[Source code of charts]
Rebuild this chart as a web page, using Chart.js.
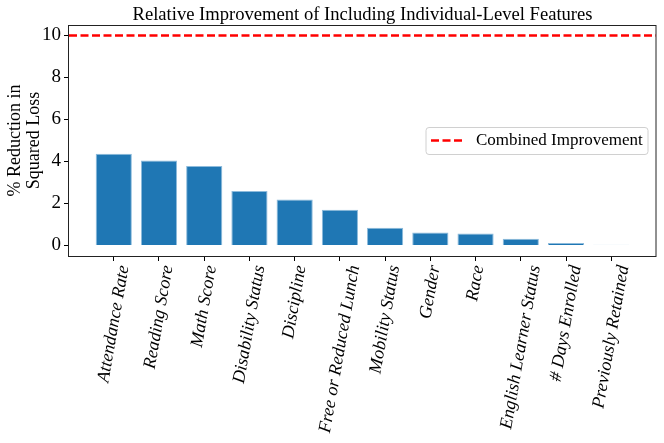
<!DOCTYPE html>
<html>
<head>
<meta charset="utf-8">
<script src="https://cdn.jsdelivr.net/npm/chart.js@4.4.1/dist/chart.umd.min.js"></script>
<style>
html,body{margin:0;padding:0;background:#fff;}
#wrap{width:664px;height:443px;}
</style>
</head>
<body>
<div id="wrap"><canvas id="c" width="664" height="443"></canvas></div>
<script>
// ---- data ----
const categories = [
  'Attendance Rate', 'Reading Score', 'Math Score', 'Disability Status',
  'Discipline', 'Free or Reduced Lunch', 'Mobility Status', 'Gender',
  'Race', 'English Learner Status', '# Days Enrolled', 'Previously Retained'
];
const reductions = [4.37, 4.05, 3.79, 2.60, 2.19, 1.70, 0.85, 0.62, 0.57, 0.32, 0.12, 0.03];
const combinedImprovement = 10;
const yTicks = [0, 2, 4, 6, 8, 10];
const titleText = 'Relative Improvement of Including Individual-Level Features';
const yLabelLines = ['% Reduction in', 'Squared Loss'];
const legendLabel = 'Combined Improvement';

// ---- layout ----
const W = 664, H = 443;
const AREA = {left: 69, right: 656, top: 25, bottom: 256};
const FONT = '"Liberation Serif", "Times New Roman", serif';
const xMin = -0.99, xMax = categories.length - 1 + 0.99;
const yMin = -0.5, yMax = 10.5;
const DASH = [8, 3.5];
const RED = '#ff0000';
const BLUE = '#1f77b4';

const decor = {
  id: 'decor',
  afterDraw(chart) {
    const {ctx, chartArea: a, scales} = chart;
    ctx.save();
    // frame
    ctx.strokeStyle = '#222';
    ctx.lineWidth = 1;
    ctx.strokeRect(Math.round(a.left) - 0.5, Math.round(a.top) + 0.5,
                   Math.round(a.right - a.left) + 0.5, Math.round(a.bottom - a.top));
    // title
    ctx.fillStyle = '#000';
    ctx.font = '18.6px ' + FONT;
    ctx.textAlign = 'center';
    ctx.textBaseline = 'alphabetic';
    ctx.fillText(titleText, (a.left + a.right) / 2, a.top - 5);
    // y label
    ctx.save();
    ctx.translate(0, (a.top + a.bottom) / 2);
    ctx.rotate(-Math.PI / 2);
    ctx.textAlign = 'center';
    ctx.textBaseline = 'middle';
    ctx.font = '18px ' + FONT;
    ctx.fillText(yLabelLines[0], 0, 15);
    ctx.fillText(yLabelLines[1], 0, 34);
    ctx.restore();
    // x tick labels (rotated 80deg, bounding box centred on tick)
    ctx.font = 'italic 18px ' + FONT;
    const th = 80 * Math.PI / 180;
    categories.forEach((lab, i) => {
      const tx = scales.x.getPixelForValue(i);
      const w = ctx.measureText(lab).width;
      const px = tx + w * Math.cos(th) / 2;
      const py = a.bottom + 8 + 9 * Math.cos(th);
      ctx.save();
      ctx.translate(px, py);
      ctx.rotate(-th);
      ctx.textAlign = 'right';
      ctx.textBaseline = 'middle';
      ctx.fillText(lab, 0, 0);
      ctx.restore();
    });
    // legend
    const lx = 426, ly = 127.5, lw = 222, lh = 27;
    ctx.beginPath();
    ctx.roundRect(lx, ly, lw, lh, 3);
    ctx.fillStyle = 'rgba(255,255,255,0.8)';
    ctx.fill();
    ctx.strokeStyle = '#d0d0d0';
    ctx.lineWidth = 1;
    ctx.stroke();
    ctx.beginPath();
    ctx.setLineDash(DASH);
    ctx.strokeStyle = RED;
    ctx.lineWidth = 2.5;
    ctx.moveTo(431, 140.5);
    ctx.lineTo(463, 140.5);
    ctx.stroke();
    ctx.setLineDash([]);
    ctx.fillStyle = '#000';
    ctx.font = '17px ' + FONT;
    ctx.textAlign = 'left';
    ctx.textBaseline = 'middle';
    ctx.fillText(legendLabel, 476, 141);
    ctx.restore();
  }
};

new Chart(document.getElementById('c'), {
  data: {
    datasets: [
      {
        type: 'bar',
        label: 'Reduction',
        data: reductions.map((v, i) => ({x: i, y: v})),
        backgroundColor: BLUE,
        borderColor: '#8dbbdc',
        borderWidth: 1,
        categoryPercentage: 0.8,
        barPercentage: 1.0,
        order: 2
      },
      {
        type: 'line',
        label: legendLabel,
        data: [{x: xMin, y: combinedImprovement}, {x: xMax, y: combinedImprovement}],
        borderColor: RED,
        borderWidth: 2.5,
        borderDash: DASH,
        pointRadius: 0,
        fill: false,
        order: 1
      }
    ]
  },
  options: {
    responsive: false,
    animation: false,
    devicePixelRatio: 1,
    layout: {padding: {top: AREA.top, right: W - AREA.right, left: 0, bottom: 0}},
    plugins: {legend: {display: false}, title: {display: false}, tooltip: {enabled: false}},
    scales: {
      x: {
        type: 'linear',
        offset: false,
        min: xMin,
        max: xMax,
        afterBuildTicks: s => { s.ticks = categories.map((_, i) => ({value: i})); },
        afterFit: s => { s.height = H - AREA.bottom; },
        ticks: {display: false},
        grid: {offset: false, drawOnChartArea: false, drawTicks: true, tickLength: 5, color: '#000', lineWidth: 1},
        border: {display: false}
      },
      y: {
        type: 'linear',
        min: yMin,
        max: yMax,
        afterBuildTicks: s => { s.ticks = yTicks.map(v => ({value: v})); },
        afterFit: s => { s.width = AREA.left; },
        ticks: {color: '#000', font: {family: FONT, size: 19}, padding: 3, callback: v => String(v)},
        grid: {drawOnChartArea: false, drawTicks: true, tickLength: 5, color: '#000', lineWidth: 1},
        border: {display: false}
      }
    }
  },
  plugins: [decor]
});
</script>
</body>
</html>
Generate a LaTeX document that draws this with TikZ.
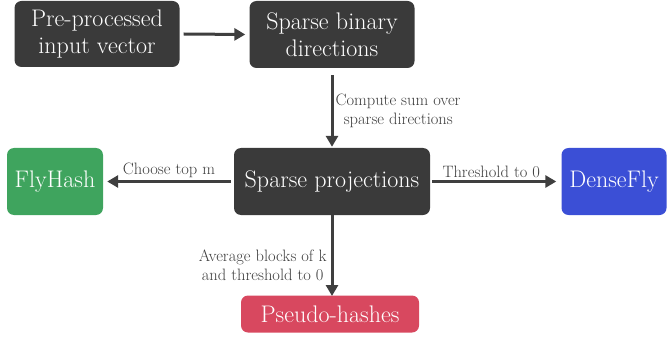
\documentclass[tikz,border=0pt]{standalone}
\usetikzlibrary{arrows.meta}
\definecolor{boxdark}{HTML}{3A3A3A}
\definecolor{boxgreen}{HTML}{3FA45E}
\definecolor{boxblue}{HTML}{3B4FD6}
\definecolor{boxred}{HTML}{D8485F}
\definecolor{linkgray}{HTML}{3F3F3F}
\definecolor{labelgray}{HTML}{3E3E3E}
\tikzset{
  stagebox/.style={rounded corners=7pt, inner sep=0pt, text=white,
    font=\fontsize{24}{27}\selectfont, align=center},
  link/.style={draw=linkgray, line width=3pt, -{Triangle[length=11pt,width=12pt]}},
  linklabel/.style={text=labelgray, font=\fontsize{16.5}{19}\selectfont, inner sep=1pt}
}
\begin{document}
\begin{tikzpicture}[x=1pt,y=-1pt]
\useasboundingbox (0,0) rectangle (668,339);
\node[stagebox, fill=boxdark, minimum width=165pt, minimum height=66pt] (input) at (97,34) {Pre-processed\\input vector};
\node[stagebox, fill=boxdark, minimum width=165pt, minimum height=67pt] (dirs) at (332,34.5) {Sparse binary\\directions};
\node[stagebox, fill=boxdark, minimum width=196pt, minimum height=67pt] (proj) at (332,181.5) {Sparse projections};
\node[stagebox, fill=boxgreen, minimum width=96pt, minimum height=67pt] (fly) at (55,181.5) {FlyHash};
\node[stagebox, fill=boxblue, minimum width=105pt, minimum height=67pt] (dense) at (614,181.5) {DenseFly};
\node[stagebox, fill=boxred, minimum width=178pt, minimum height=37pt] (pseudo) at (330,314) {Pseudo-hashes};

\coordinate (pseudotop) at (332,296);
\draw[link] ([xshift=4pt]input.east) -- ([xshift=-4pt]dirs.west);
\draw[link] ([yshift=-7pt]dirs.south) -- node[linklabel, right, align=left, xshift=1pt] {Compute sum over\\\hspace*{0.5em}sparse directions} ([yshift=1pt]proj.north);
\draw[link] ([xshift=-3pt]proj.west) -- node[linklabel, above, yshift=1pt] {Choose top m} ([xshift=4pt]fly.east);
\draw[link] ([xshift=2pt]proj.east) -- node[linklabel, above, yshift=1pt, xshift=-3pt] {Threshold to 0} ([xshift=-5pt]dense.west);
\draw[link] (proj.south) -- node[linklabel, left, align=center, xshift=-3pt, yshift=-10pt] {Average blocks of k\\and threshold to 0} (pseudotop);
\end{tikzpicture}
\end{document}
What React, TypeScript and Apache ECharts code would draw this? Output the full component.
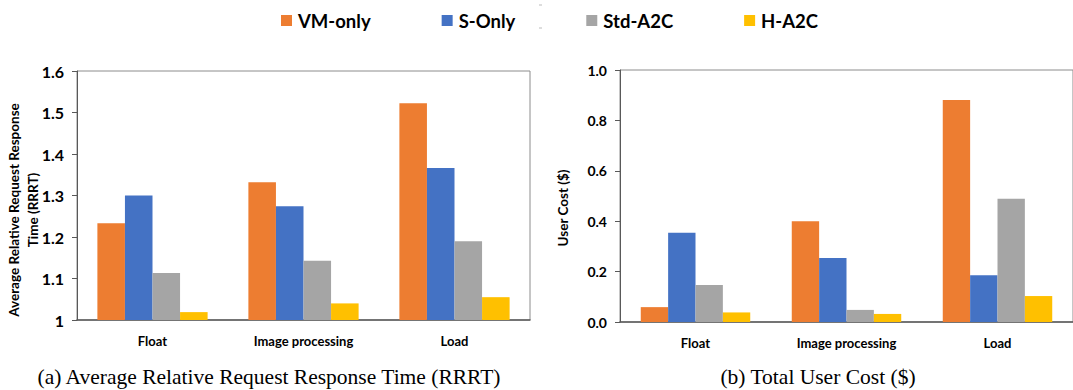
import React, { useEffect, useRef } from "react";
import * as echarts from "echarts";

const categories = ["Float", "Image processing", "Load"];
const seriesNames = ["VM-only", "S-Only", "Std-A2C", "H-A2C"];
const colors = ["#ED7D31", "#4472C4", "#A5A5A5", "#FFC000"];

// (a) Average Relative Request Response Time (RRRT)
const rrrtVM = [1.233, 1.332, 1.522];
const rrrtS = [1.3, 1.274, 1.366];
const rrrtStd = [1.113, 1.143, 1.19];
const rrrtH = [1.019, 1.04, 1.055];

// (b) Total User Cost ($)
const costVM = [0.059, 0.4, 0.881];
const costS = [0.354, 0.254, 0.186];
const costStd = [0.147, 0.048, 0.489];
const costH = [0.038, 0.032, 0.103];

const rrrtTicks = { min: 1, max: 1.6, interval: 0.1 };
const costTicks = { min: 0, max: 1, interval: 0.2 };

const captionA = "(a) Average Relative Request Response Time (RRRT)";
const captionB = "(b) Total User Cost ($)";
const titleA = "Average Relative Request Response\nTime (RRRT)";
const titleB = "User Cost ($)";

const FONT = "Lato";

export default function App() {
  const ref = useRef<HTMLDivElement>(null);
  useEffect(() => {
    if (!ref.current) return;
    const chart = echarts.init(ref.current, undefined, { renderer: "svg" });
    const leftData = [rrrtVM, rrrtS, rrrtStd, rrrtH];
    const rightData = [costVM, costS, costStd, costH];
    const xLabel = {
      fontFamily: FONT,
      fontWeight: "bold" as const,
      fontSize: 13,
      color: "#000",
    };
    const series: any[] = [];
    seriesNames.forEach((name, i) => {
      series.push({
        type: "bar",
        name,
        xAxisIndex: 0,
        yAxisIndex: 0,
        data: leftData[i],
        itemStyle: { color: colors[i] },
        barGap: "0%",
        barCategoryGap: "27%",
      });
    });
    seriesNames.forEach((name, i) => {
      series.push({
        type: "bar",
        name,
        xAxisIndex: 1,
        yAxisIndex: 1,
        data: rightData[i],
        itemStyle: { color: colors[i] },
        barGap: "0%",
        barCategoryGap: "27.5%",
      });
    });
    chart.setOption({
      animation: false,
      backgroundColor: "#fff",
      legend: {
        data: seriesNames,
        left: 276,
        top: 6,
        itemWidth: 11,
        itemHeight: 11,
        itemGap: 71,
        icon: "rect",
        textStyle: {
          fontFamily: FONT,
          fontWeight: "bold",
          fontSize: 18.5,
          color: "#000",
          padding: [0, 0, 0, 1],
        },
      },
      grid: [
        {
          left: 77,
          top: 71,
          width: 453,
          height: 249,
          show: true,
          borderColor: "#8c8c8c",
          borderWidth: 1,
          containLabel: false,
        },
        {
          left: 620,
          top: 70,
          width: 459,
          height: 252,
          show: true,
          borderColor: "#8c8c8c",
          borderWidth: 1,
          containLabel: false,
        },
      ],
      xAxis: [0, 1].map((g) => ({
        type: "category",
        gridIndex: g,
        data: categories,
        axisTick: { show: false },
        axisLine: { lineStyle: { color: "#595959", width: 1.5 } },
        axisLabel: { ...xLabel, margin: 14 },
      })),
      yAxis: [
        {
          type: "value",
          gridIndex: 0,
          ...rrrtTicks,
          splitLine: { show: false },
          axisLine: { show: true, lineStyle: { color: "#595959" } },
          axisTick: { show: true, length: 5, lineStyle: { color: "#595959" } },
          axisLabel: { ...xLabel, fontSize: 16, margin: 13 },
        },
        {
          type: "value",
          gridIndex: 1,
          ...costTicks,
          splitLine: { show: false },
          axisLine: { show: true, lineStyle: { color: "#595959" } },
          axisTick: { show: true, length: 5, lineStyle: { color: "#595959" } },
          axisLabel: {
            ...xLabel,
            fontSize: 14,
            margin: 13,
            formatter: (v: number) => v.toFixed(1),
          },
        },
      ],
      series,
      graphic: [
        {
          type: "text",
          x: 23,
          y: 210,
          rotation: Math.PI / 2,
          style: {
            text: titleA,
            fontFamily: FONT,
            fontWeight: "bold",
            fontSize: 13.5,
            lineHeight: 19,
            fill: "#000",
            align: "center",
            verticalAlign: "middle",
          },
        },
        {
          type: "text",
          x: 563,
          y: 208,
          rotation: Math.PI / 2,
          style: {
            text: titleB,
            fontFamily: FONT,
            fontWeight: "bold",
            fontSize: 13.5,
            fill: "#000",
            align: "center",
            verticalAlign: "middle",
          },
        },
        {
          type: "text",
          x: 269,
          y: 377,
          style: {
            text: captionA,
            fontFamily: "Liberation Serif",
            fontSize: 21.5,
            fill: "#000",
            align: "center",
            verticalAlign: "middle",
          },
        },
        {
          type: "text",
          x: 818,
          y: 377,
          style: {
            text: captionB,
            fontFamily: "Liberation Serif",
            fontSize: 21.5,
            fill: "#000",
            align: "center",
            verticalAlign: "middle",
          },
        },
        {
          type: "line",
          shape: { x1: 539, y1: 5, x2: 542, y2: 5 },
          style: { stroke: "#bbbbbb", lineWidth: 1 },
        },
        {
          type: "line",
          shape: { x1: 539, y1: 28, x2: 542, y2: 28 },
          style: { stroke: "#bbbbbb", lineWidth: 1 },
        },
      ],
    });
    return () => chart.dispose();
  }, []);
  return (
    <div
      ref={ref}
      style={{ position: "absolute", left: 0, top: 0, width: 1073, height: 390 }}
    />
  );
}
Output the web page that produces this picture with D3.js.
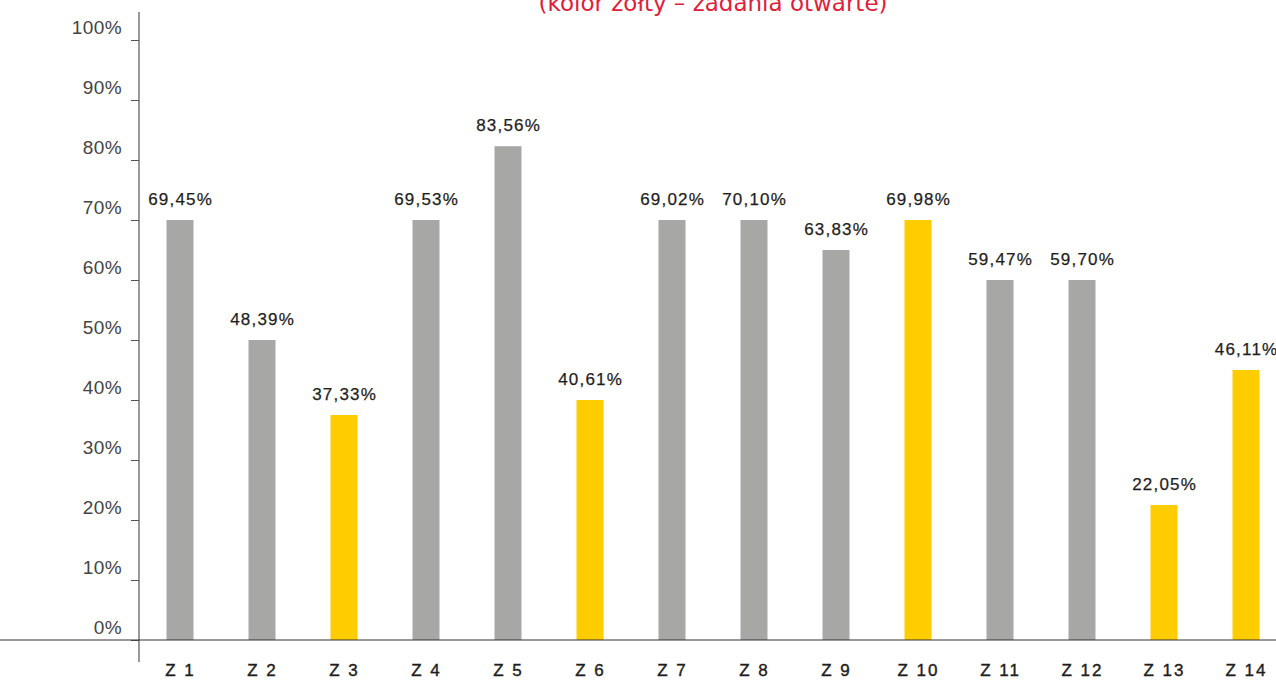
<!DOCTYPE html>
<html><head><meta charset="utf-8">
<script src="https://cdn.jsdelivr.net/npm/d3@7"></script>
<style>
html,body{margin:0;padding:0;background:#fff;}
svg{display:block;}
</style></head>
<body>
<svg id="chart" width="1276" height="680"></svg>
<script>
const categories = ["Z 1","Z 2","Z 3","Z 4","Z 5","Z 6","Z 7","Z 8","Z 9","Z 10","Z 11","Z 12","Z 13","Z 14"];
const labelValues = ["69,45%","48,39%","37,33%","69,53%","83,56%","40,61%","69,02%","70,10%","63,83%","69,98%","59,47%","59,70%","22,05%","46,11%"];
// bar heights as drawn in the picture (percent)
const barValues = [70, 50, 37.5, 70, 82.3, 40, 70, 70, 65, 70, 60, 60, 22.5, 45];
const openTask = [false,false,true,false,false,true,false,false,false,true,false,false,true,true];
const yTicks = [0,10,20,30,40,50,60,70,80,90,100];
const title = "(kolor żółty – zadania otwarte)";

const svg = d3.select("#chart");
const W = 1276;
const y = d3.scaleLinear().domain([0,100]).range([640,40]);
const x = d3.scalePoint().domain(categories).range([180,1246]);
const bw = 27;
const font = "'Liberation Sans', Arial, Helvetica, sans-serif";

// title
svg.append("text").attr("x",713).attr("y",11).attr("text-anchor","middle")
  .attr("font-family","'DejaVu Sans', sans-serif").attr("font-size",23)
  .attr("fill","#e0203a").text(title);

// bars
svg.selectAll("rect.bar").data(categories).enter().append("rect")
  .attr("class","bar")
  .attr("x",d=>x(d)-bw/2)
  .attr("width",bw)
  .attr("y",(d,i)=>y(barValues[i]))
  .attr("height",(d,i)=>y(0)-y(barValues[i]))
  .attr("fill",(d,i)=>openTask[i] ? "#ffcc00" : "#a7a7a5");

// value labels
svg.selectAll("text.val").data(categories).enter().append("text")
  .attr("class","val")
  .attr("x",d=>x(d)+0.6)
  .attr("y",(d,i)=>y(barValues[i])-15)
  .attr("text-anchor","middle")
  .attr("font-family",font).attr("font-size",17)
  .attr("letter-spacing",1.2)
  .attr("fill","#1e1e1e").attr("stroke","#1e1e1e").attr("stroke-width",0.25)
  .text((d,i)=>labelValues[i]);

// y axis
const yAxis = d3.axisLeft(y).tickValues(yTicks).tickSize(8).tickFormat(d=>d+"%");
const gy = svg.append("g").attr("transform","translate(139,0)").call(yAxis);
gy.select(".domain").remove();
gy.selectAll(".tick line").attr("stroke","#555");
gy.selectAll(".tick text").attr("font-family",font).attr("font-size",19)
  .attr("letter-spacing",0.4)
  .attr("fill","#444").attr("x",-17).attr("dy","-0.35em");
svg.append("line").attr("x1",139).attr("x2",139).attr("y1",12).attr("y2",662)
  .attr("stroke","#555").attr("stroke-width",1.2);

// baseline
svg.append("line").attr("x1",0).attr("x2",W).attr("y1",y(0)).attr("y2",y(0))
  .attr("stroke","#333").attr("stroke-width",1.2);

// x labels
const xAxis = d3.axisBottom(x).tickSize(0).tickPadding(0);
const gx = svg.append("g").attr("transform","translate(0,670)").call(xAxis);
gx.select(".domain").remove();
gx.selectAll(".tick text").attr("font-family",font).attr("font-size",17)
  .attr("letter-spacing",2).attr("fill","#1e1e1e")
  .attr("stroke","#1e1e1e").attr("stroke-width",0.4)
  .attr("dy","0.35em");
</script>
</body></html>
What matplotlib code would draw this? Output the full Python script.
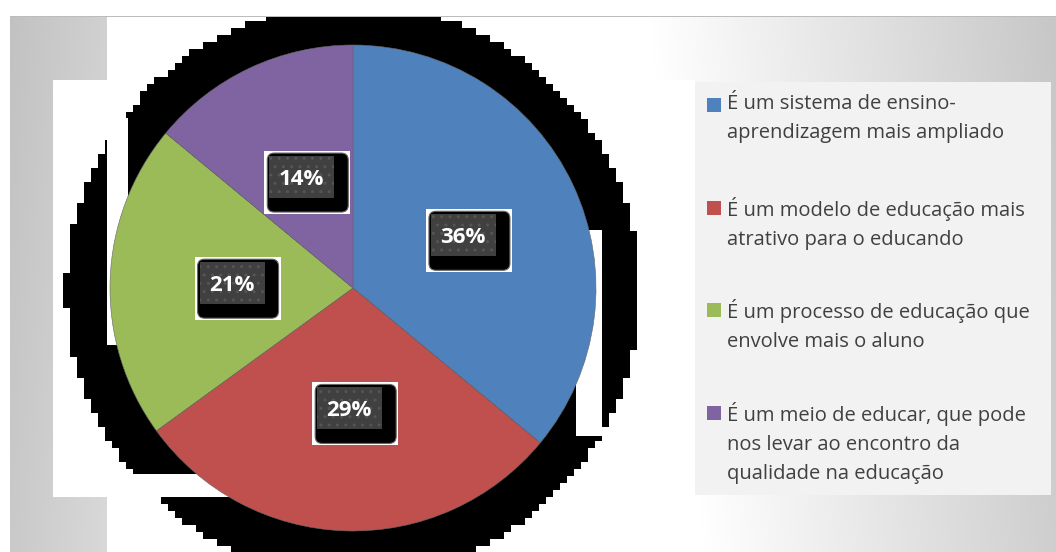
import numpy as np
import matplotlib.pyplot as plt
from matplotlib.patches import Rectangle, FancyBboxPatch

# dados
categorias = [
    "É um sistema de ensino-\naprendizagem mais ampliado",
    "É um modelo de educação mais\natrativo para o educando",
    "É um processo de educação que\nenvolve mais o aluno",
    "É um meio de educar, que pode\nnos levar ao encontro da\nqualidade na educação",
]
valores = [36, 29, 21, 14]
cores = ["#4F81BD", "#C0504D", "#9BBB59", "#8064A2"]

W, H = 1056, 552
fig = plt.figure(figsize=(W / 100, H / 100), dpi=100)
fig.patch.set_facecolor("white")
fonte = ["Open Sans", "DejaVu Sans"]

# fundo (gradiente + áreas brancas + sombra serrilhada), pixel a pixel
X, Y = np.meshgrid(np.arange(W) + 0.5, np.arange(H) + 0.5)
fundo = np.interp(X, [10, 107, 650, 1056], [0.76, 0.82, 1.0, 0.78]) \
    + np.interp(Y, [16, 552], [0.0, 0.03])
fundo = np.clip(fundo, 0, 1)
fundo[(X < 10) | (Y < 16)] = 1.0
fundo[(Y >= 16) & (Y < 17) & (X >= 10)] = 0.74
fundo[(X >= 107) & (X < 650) & (Y >= 17)] = 1.0
fundo[(X >= 53) & (X < 695) & (Y >= 80) & (Y < 497)] = 1.0

cel = 7
QX = (np.floor(X / cel) + 0.5) * cel
QY = (np.floor(Y / cel) + 0.5) * cel
masc = ((QX - 353) ** 2 + (QY - 290) ** 2 <= 287 ** 2) & (Y >= 17)
corte = ((X >= 107) & (X <= 128) & (Y >= 118) & (Y <= 345)) \
    | ((X >= 576) & (X <= 602) & (Y >= 230) & (Y <= 436)) \
    | ((X <= 240) & (Y >= 474) & (Y <= 497))
fundo[masc & ~corte] = 0.0
img = np.repeat(fundo[:, :, None], 3, axis=2)
fig.figimage(img, xo=0, yo=0, origin="upper", zorder=-10)

# caixa da legenda
bg = fig.add_axes([0, 0, 1, 1])
bg.set_xlim(0, W)
bg.set_ylim(H, 0)
bg.axis("off")
bg.add_patch(Rectangle((695, 82), 356, 413, fc="#F2F2F2", ec="none"))
y0s = [105, 208, 310, 413]
for cat, cor, y0 in zip(categorias, cores, y0s):
    bg.add_patch(Rectangle((707, y0 - 7), 14, 14, fc=cor, ec="none"))
    bg.text(727, y0 - 11, cat, fontsize=14.5, color="#404040", va="top",
            ha="left", family=fonte, linespacing=1.6)

# pizza
r = 243
cx, cy = 353, 288
ax = fig.add_axes([(cx - r) / W, 1 - (cy + r) / H, 2 * r / W, 2 * r / H])
fatias, _ = ax.pie(valores, colors=cores, startangle=90, counterclock=False,
                   radius=1, wedgeprops=dict(edgecolor="#666666", linewidth=0.4))
ax.set_xlim(-1, 1)
ax.set_ylim(-1, 1)
ax.set_aspect("equal")
ax.axis("off")

# rótulos de percentagem
ov = fig.add_axes([0, 0, 1, 1])
ov.set_xlim(0, W)
ov.set_ylim(H, 0)
ov.axis("off")
fig.canvas.draw()
for f, v in zip(fatias, valores):
    ang = np.deg2rad((f.theta1 + f.theta2) / 2)
    disp = ax.transData.transform((0.5 * np.cos(ang), 0.5 * np.sin(ang)))
    tx, ty = ov.transData.inverted().transform(disp)
    ov.add_patch(Rectangle((tx - 37, ty - 27), 86, 63, fc="white", ec="none"))
    ov.add_patch(FancyBboxPatch((tx - 34, ty - 25), 81, 59,
                                boxstyle="round,pad=0,rounding_size=7",
                                fc="black", ec="#666666", lw=0.8))
    ov.add_patch(Rectangle((tx - 32, ty - 22), 65, 42, fc="#404040",
                           ec="#555555", lw=0, hatch=".."))
    ov.text(tx, ty + 1, f"{v}%", ha="center", va="center", fontsize=16,
            color="white", fontweight="bold", family=fonte)

fig.savefig("out.png", dpi=100)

• What to do:
Your first line is the one with "What React, TypeScript", and your last is the one with "const rrrtH = [1.019, 1.04, 1.055];". Copy those and every line between them exactly, without any pictures.

• Solution to this task:
What React, TypeScript and Apache ECharts code would draw this? Output the full component.
import React, { useEffect, useRef } from "react";
import * as echarts from "echarts";

const categories = ["Float", "Image processing", "Load"];
const seriesNames = ["VM-only", "S-Only", "Std-A2C", "H-A2C"];
const colors = ["#ED7D31", "#4472C4", "#A5A5A5", "#FFC000"];

// (a) Average Relative Request Response Time (RRRT)
const rrrtVM = [1.233, 1.332, 1.522];
const rrrtS = [1.3, 1.274, 1.366];
const rrrtStd = [1.113, 1.143, 1.19];
const rrrtH = [1.019, 1.04, 1.055];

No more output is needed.